Listing
▬▬▬▬▬▬▬▬▬▬
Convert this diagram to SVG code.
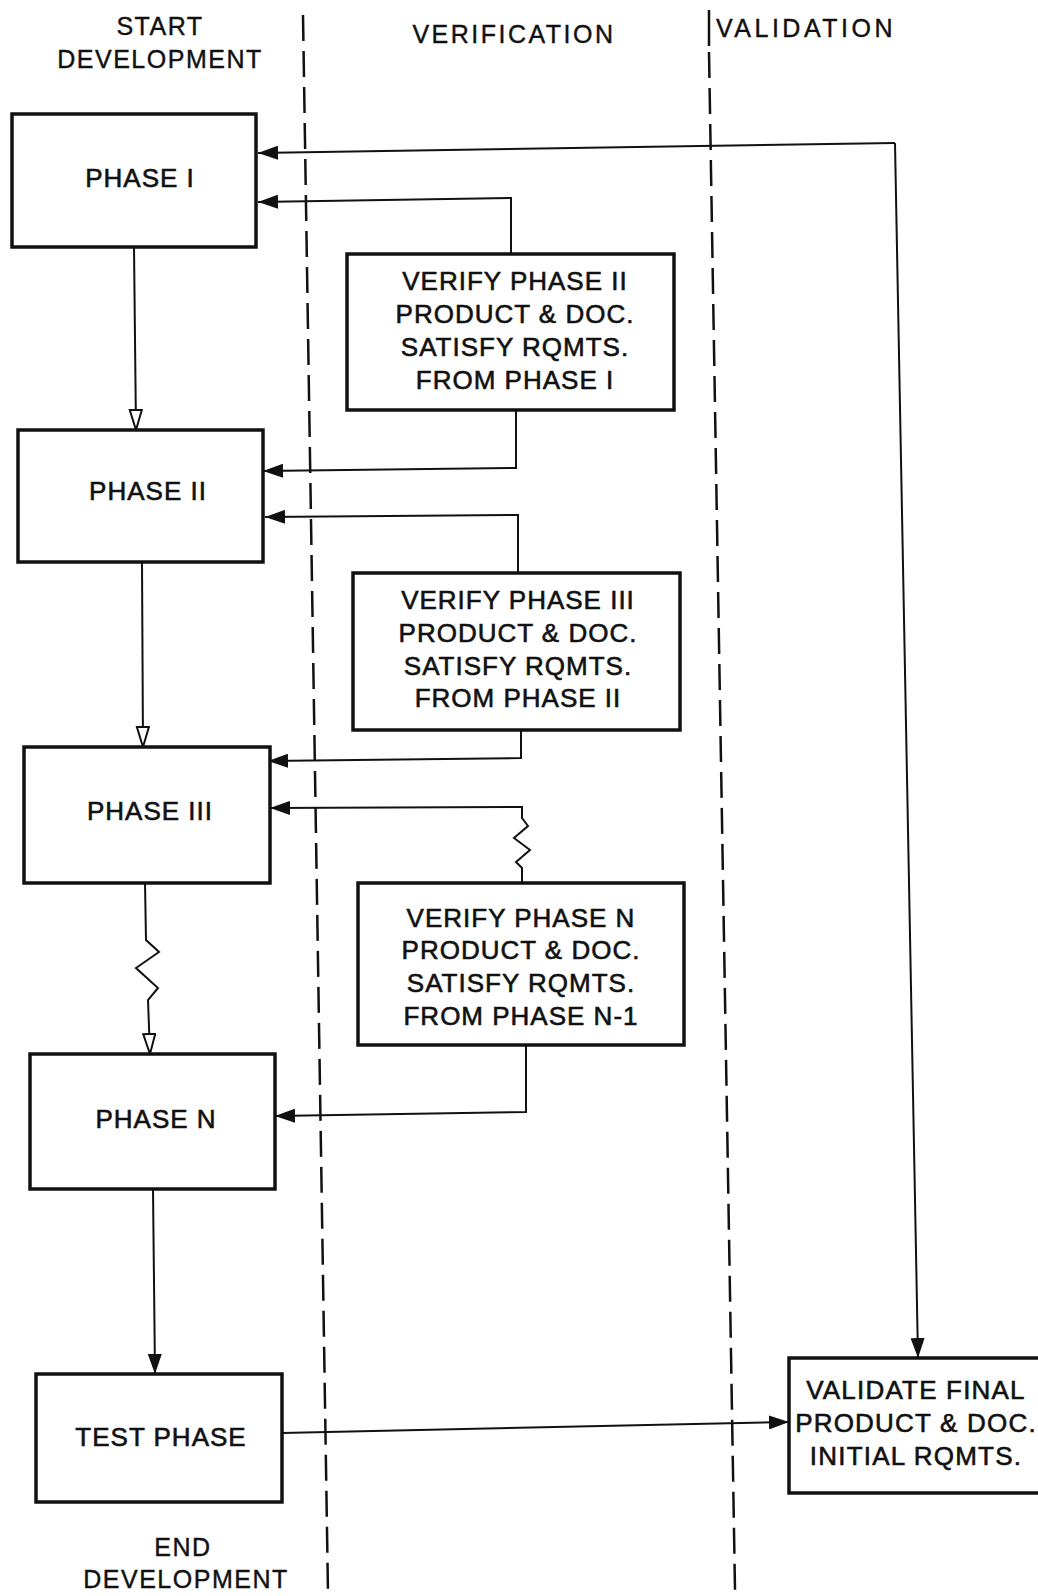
▬▬▬▬▬▬▬▬▬▬
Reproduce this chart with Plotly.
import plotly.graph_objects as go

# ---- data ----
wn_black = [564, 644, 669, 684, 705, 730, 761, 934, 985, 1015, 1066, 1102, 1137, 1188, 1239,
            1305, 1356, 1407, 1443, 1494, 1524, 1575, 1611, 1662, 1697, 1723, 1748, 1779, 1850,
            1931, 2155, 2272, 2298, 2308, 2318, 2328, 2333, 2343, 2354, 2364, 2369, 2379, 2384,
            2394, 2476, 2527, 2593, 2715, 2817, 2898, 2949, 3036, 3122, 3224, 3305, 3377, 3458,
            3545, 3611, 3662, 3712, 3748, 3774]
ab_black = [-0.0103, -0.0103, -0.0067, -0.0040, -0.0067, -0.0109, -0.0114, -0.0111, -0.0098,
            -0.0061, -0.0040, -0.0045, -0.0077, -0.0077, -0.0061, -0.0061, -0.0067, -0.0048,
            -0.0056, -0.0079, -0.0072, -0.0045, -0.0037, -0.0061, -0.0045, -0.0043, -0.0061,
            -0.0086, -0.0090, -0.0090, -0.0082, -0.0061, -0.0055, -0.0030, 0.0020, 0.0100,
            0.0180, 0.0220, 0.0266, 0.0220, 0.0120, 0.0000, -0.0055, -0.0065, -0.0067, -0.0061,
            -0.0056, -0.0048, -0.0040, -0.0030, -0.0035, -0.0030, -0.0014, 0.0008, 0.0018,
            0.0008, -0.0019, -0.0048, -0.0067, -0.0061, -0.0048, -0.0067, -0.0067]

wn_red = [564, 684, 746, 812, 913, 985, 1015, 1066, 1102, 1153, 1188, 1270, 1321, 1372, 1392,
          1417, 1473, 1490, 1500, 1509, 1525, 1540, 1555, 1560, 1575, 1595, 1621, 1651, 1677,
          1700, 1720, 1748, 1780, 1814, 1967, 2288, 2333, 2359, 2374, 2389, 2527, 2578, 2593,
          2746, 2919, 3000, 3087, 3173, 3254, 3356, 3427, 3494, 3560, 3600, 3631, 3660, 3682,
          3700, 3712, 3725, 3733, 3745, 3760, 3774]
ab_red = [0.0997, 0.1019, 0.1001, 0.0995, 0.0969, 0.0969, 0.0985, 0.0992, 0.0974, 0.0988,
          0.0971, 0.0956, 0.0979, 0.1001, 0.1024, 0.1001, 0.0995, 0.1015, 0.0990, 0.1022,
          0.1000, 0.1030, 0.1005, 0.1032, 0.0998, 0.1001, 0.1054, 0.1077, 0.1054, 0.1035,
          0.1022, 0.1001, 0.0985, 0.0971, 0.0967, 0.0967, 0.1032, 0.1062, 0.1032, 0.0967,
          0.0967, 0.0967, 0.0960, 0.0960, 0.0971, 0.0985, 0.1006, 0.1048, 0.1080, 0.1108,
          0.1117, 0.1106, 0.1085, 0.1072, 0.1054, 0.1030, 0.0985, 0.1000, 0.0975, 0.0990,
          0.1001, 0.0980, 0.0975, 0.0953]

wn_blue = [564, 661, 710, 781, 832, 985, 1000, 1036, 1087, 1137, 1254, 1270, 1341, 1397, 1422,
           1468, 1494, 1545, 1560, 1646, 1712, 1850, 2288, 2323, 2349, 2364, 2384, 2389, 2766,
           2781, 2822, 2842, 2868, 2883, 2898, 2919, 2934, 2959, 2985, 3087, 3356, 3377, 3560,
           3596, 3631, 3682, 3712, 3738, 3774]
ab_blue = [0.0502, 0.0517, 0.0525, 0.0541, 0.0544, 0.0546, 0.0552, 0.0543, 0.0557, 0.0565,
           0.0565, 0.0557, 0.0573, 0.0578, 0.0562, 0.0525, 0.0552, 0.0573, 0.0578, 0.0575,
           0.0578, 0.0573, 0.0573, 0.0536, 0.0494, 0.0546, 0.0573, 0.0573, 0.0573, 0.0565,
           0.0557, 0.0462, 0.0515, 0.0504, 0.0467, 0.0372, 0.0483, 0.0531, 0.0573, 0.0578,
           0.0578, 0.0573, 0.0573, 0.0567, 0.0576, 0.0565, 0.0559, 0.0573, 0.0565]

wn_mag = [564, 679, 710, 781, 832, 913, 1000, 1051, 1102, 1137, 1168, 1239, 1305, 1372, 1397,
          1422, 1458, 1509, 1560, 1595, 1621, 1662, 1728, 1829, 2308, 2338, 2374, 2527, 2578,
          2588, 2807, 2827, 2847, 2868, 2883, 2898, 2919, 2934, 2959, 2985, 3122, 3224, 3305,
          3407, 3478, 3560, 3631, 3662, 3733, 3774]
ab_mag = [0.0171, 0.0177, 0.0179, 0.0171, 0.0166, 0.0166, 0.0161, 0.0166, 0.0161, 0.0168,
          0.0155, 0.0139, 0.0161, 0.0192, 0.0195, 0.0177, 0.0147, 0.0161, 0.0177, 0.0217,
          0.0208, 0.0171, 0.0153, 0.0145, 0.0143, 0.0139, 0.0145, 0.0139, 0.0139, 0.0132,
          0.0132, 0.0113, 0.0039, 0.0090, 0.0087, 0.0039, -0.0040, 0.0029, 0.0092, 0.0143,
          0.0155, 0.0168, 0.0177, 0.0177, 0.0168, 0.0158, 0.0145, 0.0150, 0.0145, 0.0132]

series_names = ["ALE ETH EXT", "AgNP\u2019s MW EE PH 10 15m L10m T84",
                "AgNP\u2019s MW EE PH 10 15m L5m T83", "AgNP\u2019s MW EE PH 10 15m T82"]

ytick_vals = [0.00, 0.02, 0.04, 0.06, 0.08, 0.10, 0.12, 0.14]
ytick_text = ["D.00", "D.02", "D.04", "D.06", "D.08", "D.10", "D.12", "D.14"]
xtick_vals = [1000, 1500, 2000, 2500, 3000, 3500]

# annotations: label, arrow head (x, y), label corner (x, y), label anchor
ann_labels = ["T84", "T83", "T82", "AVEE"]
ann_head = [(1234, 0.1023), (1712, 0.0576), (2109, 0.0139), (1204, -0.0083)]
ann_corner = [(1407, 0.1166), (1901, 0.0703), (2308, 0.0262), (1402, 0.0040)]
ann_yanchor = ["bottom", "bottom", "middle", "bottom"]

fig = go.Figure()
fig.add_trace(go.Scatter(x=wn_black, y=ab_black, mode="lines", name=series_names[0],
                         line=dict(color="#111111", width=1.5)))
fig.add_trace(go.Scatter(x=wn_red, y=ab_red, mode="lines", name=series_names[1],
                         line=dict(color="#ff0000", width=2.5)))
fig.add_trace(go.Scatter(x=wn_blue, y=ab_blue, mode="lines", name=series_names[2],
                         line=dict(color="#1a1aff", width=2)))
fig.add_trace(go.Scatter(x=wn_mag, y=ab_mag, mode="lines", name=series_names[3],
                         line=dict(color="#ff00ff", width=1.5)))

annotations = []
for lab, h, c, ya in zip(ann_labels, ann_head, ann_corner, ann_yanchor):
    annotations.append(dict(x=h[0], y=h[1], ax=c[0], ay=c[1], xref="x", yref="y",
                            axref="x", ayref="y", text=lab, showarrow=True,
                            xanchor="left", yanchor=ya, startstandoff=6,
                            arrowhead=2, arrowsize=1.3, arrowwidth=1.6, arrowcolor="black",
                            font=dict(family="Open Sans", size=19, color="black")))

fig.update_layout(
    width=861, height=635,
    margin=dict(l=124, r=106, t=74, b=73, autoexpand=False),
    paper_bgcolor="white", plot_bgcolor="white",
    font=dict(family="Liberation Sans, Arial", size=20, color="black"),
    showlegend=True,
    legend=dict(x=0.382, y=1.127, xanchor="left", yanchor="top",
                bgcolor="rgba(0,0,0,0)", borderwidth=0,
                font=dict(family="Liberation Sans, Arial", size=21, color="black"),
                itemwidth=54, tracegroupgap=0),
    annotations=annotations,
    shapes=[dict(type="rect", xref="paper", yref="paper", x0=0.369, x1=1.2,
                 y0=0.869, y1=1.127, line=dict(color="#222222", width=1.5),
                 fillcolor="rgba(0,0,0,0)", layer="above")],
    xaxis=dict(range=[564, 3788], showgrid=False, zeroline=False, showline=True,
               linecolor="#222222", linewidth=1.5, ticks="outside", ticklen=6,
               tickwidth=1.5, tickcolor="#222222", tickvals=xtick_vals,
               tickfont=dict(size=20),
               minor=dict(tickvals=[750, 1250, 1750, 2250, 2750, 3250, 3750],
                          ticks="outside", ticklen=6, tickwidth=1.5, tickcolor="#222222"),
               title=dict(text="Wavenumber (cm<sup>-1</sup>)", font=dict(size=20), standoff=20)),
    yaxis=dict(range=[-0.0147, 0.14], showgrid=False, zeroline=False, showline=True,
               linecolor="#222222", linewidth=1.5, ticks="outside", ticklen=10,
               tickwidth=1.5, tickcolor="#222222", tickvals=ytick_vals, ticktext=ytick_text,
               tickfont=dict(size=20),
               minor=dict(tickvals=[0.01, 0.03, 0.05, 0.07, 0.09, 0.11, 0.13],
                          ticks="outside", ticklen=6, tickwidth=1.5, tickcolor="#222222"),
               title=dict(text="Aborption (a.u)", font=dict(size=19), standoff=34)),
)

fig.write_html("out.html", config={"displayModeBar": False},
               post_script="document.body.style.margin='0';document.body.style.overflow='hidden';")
▬▬▬▬▬▬▬▬▬▬
Required work
Track down every line holding the string "this" and copy it.

Response
Convert this diagram to SVG code.
Reproduce this chart with Plotly.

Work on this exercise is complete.